Еще одна проблема – нет никаких конкретных сведений о языческих богослужениях, об институте жречества, культовой атрибутике и пр. Очень все непросто со славянским пантеоном. Археология дает нам более или менее объективную картину языческих капищ, некоторых идолов (типа Збручского), но и здесь есть разница интерпретаций, не говоря уже о том, что археология в данном случае отвечает на вопрос «где», но не на вопрос «как». В результате возникает масса домыслов и откровенных субкультурных фантазий типа «родноверия» (неоязычества). Но дело не только в этом. Прежде всего в сознании современного человека сегодня невозможно воспроизведение той картины мира, которая была у язычника, того мировосприятия, которое формировал менталитет язычника. А следовательно, невозможна и достоверная реконструкция всей структуры славянского язычества.
Збручский идол
Термин «язычество» происходит от церковнославянского слова «язык», означающего, в частности, «народ», а само слово «язычество» переводится как «народная вера». Им обозначаются религиозные учения и мировоззрения, имеющие ряд определенных признаков, главными из которых являются политеизм (многобожие), идолослужение и магизм.

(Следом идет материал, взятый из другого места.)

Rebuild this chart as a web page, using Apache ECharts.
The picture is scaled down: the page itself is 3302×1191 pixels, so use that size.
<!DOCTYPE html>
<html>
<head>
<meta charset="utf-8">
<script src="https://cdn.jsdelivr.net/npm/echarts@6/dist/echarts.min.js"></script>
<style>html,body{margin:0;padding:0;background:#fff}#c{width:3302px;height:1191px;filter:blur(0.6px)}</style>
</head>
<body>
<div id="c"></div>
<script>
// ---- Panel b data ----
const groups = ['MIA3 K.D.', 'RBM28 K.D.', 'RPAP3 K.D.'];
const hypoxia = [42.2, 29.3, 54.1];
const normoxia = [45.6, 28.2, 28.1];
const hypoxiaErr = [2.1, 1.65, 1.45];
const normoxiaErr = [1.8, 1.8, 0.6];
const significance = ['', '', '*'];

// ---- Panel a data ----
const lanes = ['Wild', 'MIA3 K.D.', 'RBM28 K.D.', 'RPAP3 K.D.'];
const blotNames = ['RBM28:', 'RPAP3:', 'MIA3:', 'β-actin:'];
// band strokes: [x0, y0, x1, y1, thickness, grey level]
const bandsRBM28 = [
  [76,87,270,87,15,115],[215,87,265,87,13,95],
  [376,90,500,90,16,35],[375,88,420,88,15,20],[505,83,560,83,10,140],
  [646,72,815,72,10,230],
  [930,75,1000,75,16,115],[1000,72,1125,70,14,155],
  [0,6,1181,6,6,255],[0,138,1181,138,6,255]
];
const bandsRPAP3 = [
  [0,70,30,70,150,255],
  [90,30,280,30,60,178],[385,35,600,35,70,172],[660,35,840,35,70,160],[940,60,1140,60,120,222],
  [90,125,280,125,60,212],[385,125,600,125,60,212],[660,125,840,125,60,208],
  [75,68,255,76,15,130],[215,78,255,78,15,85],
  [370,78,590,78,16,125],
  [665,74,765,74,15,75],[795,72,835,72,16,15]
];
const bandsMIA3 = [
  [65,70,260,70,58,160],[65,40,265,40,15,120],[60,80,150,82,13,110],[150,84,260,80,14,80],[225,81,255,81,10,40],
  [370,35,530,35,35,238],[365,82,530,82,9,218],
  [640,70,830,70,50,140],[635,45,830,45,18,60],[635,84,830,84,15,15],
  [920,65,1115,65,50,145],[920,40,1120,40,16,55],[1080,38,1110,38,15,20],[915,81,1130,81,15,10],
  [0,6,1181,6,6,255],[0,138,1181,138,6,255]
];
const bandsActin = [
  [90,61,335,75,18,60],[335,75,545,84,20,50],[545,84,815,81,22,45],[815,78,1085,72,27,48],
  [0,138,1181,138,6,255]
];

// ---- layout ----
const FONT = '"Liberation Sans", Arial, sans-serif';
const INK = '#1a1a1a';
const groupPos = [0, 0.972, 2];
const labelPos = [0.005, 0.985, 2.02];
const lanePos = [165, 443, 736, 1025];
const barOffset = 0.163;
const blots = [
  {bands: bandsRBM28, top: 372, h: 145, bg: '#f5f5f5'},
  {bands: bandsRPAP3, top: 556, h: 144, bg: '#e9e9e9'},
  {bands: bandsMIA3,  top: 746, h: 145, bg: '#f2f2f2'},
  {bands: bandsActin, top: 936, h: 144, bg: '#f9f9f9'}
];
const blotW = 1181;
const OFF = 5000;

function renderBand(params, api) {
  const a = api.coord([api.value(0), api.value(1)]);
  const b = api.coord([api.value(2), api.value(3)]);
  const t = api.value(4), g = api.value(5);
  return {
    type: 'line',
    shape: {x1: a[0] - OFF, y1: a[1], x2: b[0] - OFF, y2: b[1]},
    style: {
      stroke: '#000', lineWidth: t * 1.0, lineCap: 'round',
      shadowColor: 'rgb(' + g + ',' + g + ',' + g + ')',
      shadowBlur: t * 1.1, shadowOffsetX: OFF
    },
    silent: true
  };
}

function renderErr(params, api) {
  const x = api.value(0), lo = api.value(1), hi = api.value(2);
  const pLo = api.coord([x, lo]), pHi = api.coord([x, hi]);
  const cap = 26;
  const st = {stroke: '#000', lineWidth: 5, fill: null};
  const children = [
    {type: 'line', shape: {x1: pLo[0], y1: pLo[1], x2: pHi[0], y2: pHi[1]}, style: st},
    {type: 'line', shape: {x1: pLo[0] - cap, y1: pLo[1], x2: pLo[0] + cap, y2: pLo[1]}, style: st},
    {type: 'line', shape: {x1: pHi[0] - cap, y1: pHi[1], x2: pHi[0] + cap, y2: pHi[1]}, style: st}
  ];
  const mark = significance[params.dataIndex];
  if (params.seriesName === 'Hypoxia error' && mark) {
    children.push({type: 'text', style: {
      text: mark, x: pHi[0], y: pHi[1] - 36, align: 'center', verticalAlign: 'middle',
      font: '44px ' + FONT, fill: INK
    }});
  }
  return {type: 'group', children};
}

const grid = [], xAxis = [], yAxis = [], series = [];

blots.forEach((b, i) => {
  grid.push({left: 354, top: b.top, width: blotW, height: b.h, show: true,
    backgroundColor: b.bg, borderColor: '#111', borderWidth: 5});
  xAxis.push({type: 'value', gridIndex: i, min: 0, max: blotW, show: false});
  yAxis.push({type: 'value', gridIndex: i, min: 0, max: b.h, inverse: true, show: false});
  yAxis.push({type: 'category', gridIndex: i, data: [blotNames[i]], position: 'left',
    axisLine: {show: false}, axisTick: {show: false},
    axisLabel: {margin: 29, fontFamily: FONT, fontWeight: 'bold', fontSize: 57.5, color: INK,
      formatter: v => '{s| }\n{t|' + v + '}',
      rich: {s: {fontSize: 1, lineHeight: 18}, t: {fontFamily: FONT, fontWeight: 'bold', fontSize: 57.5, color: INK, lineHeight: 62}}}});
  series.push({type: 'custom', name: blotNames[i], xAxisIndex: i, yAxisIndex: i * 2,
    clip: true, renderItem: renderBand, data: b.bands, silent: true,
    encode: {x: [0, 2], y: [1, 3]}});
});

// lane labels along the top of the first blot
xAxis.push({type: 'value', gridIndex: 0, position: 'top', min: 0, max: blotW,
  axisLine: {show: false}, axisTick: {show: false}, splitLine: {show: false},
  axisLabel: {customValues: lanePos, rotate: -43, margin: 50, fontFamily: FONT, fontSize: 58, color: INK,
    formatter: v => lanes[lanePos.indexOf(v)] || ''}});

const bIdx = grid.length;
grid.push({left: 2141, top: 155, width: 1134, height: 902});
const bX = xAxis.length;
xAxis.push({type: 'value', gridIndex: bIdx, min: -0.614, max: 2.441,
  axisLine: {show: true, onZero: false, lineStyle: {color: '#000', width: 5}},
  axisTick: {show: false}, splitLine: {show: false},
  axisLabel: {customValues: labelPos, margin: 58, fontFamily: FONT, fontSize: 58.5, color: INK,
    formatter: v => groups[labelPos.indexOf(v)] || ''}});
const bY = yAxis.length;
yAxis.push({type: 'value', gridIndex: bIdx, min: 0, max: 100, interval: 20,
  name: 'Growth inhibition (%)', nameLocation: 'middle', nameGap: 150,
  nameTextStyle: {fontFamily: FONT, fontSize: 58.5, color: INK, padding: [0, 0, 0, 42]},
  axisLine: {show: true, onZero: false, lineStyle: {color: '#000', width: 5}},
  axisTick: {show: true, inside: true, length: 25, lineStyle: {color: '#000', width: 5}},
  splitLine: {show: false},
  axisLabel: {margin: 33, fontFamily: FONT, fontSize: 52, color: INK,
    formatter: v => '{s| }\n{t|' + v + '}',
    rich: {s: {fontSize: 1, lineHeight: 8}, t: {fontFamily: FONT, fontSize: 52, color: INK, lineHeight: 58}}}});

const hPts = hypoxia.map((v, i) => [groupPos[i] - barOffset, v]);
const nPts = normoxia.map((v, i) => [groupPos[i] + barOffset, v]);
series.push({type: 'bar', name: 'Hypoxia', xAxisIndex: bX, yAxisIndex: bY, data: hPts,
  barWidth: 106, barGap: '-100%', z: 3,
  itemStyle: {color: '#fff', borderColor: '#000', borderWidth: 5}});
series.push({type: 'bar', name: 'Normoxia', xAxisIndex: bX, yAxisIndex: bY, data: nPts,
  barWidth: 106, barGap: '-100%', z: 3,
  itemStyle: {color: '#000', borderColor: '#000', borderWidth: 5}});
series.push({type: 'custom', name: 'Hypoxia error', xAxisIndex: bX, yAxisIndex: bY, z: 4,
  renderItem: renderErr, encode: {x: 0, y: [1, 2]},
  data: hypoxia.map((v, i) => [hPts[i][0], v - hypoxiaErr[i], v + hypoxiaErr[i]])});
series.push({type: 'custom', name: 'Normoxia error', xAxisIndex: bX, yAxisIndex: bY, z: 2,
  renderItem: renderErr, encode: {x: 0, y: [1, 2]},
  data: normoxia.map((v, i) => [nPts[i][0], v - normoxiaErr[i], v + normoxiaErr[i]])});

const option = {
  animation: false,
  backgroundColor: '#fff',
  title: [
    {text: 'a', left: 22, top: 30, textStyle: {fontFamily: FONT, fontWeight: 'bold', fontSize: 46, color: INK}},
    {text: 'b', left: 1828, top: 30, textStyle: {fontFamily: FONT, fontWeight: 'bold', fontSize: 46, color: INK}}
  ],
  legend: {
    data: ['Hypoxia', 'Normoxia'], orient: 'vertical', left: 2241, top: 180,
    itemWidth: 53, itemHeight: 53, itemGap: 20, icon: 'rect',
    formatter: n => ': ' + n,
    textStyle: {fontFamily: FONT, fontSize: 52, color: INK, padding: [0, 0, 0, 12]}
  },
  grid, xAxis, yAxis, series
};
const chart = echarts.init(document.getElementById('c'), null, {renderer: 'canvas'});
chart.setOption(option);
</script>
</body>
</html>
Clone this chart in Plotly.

Человеку, поверхностно знакомому с язычеством, оно нередко представляется варварским, примитивным явлением, замешанным на кровавых жертвоприношениях и поклонении бесчувственным идолам. В действительности язычество являлось весьма развитой религией природы, четко структурированной и с очень глубоким пониманием многих нравственных и моральных понятий. В противном случае был бы невозможен столь стремительный, как в X–XI вв. на Руси, переход от язычества к христианству – христианство сочеталось с язычеством в тех условных «точках», где скрещивались языческие и христианские понятия и образы. Необходимо помнить, что принятие христианства стало не просто переходом от одной системы обрядов к другой (и уж тем более не политический актом, в ходе которого с помощью новой религии утверждался новый политический и общественный строй), а переходом с одной ступени сознания на другую, переходом от более простых понятий к гораздо более сложным (об этом еще пойдет речь).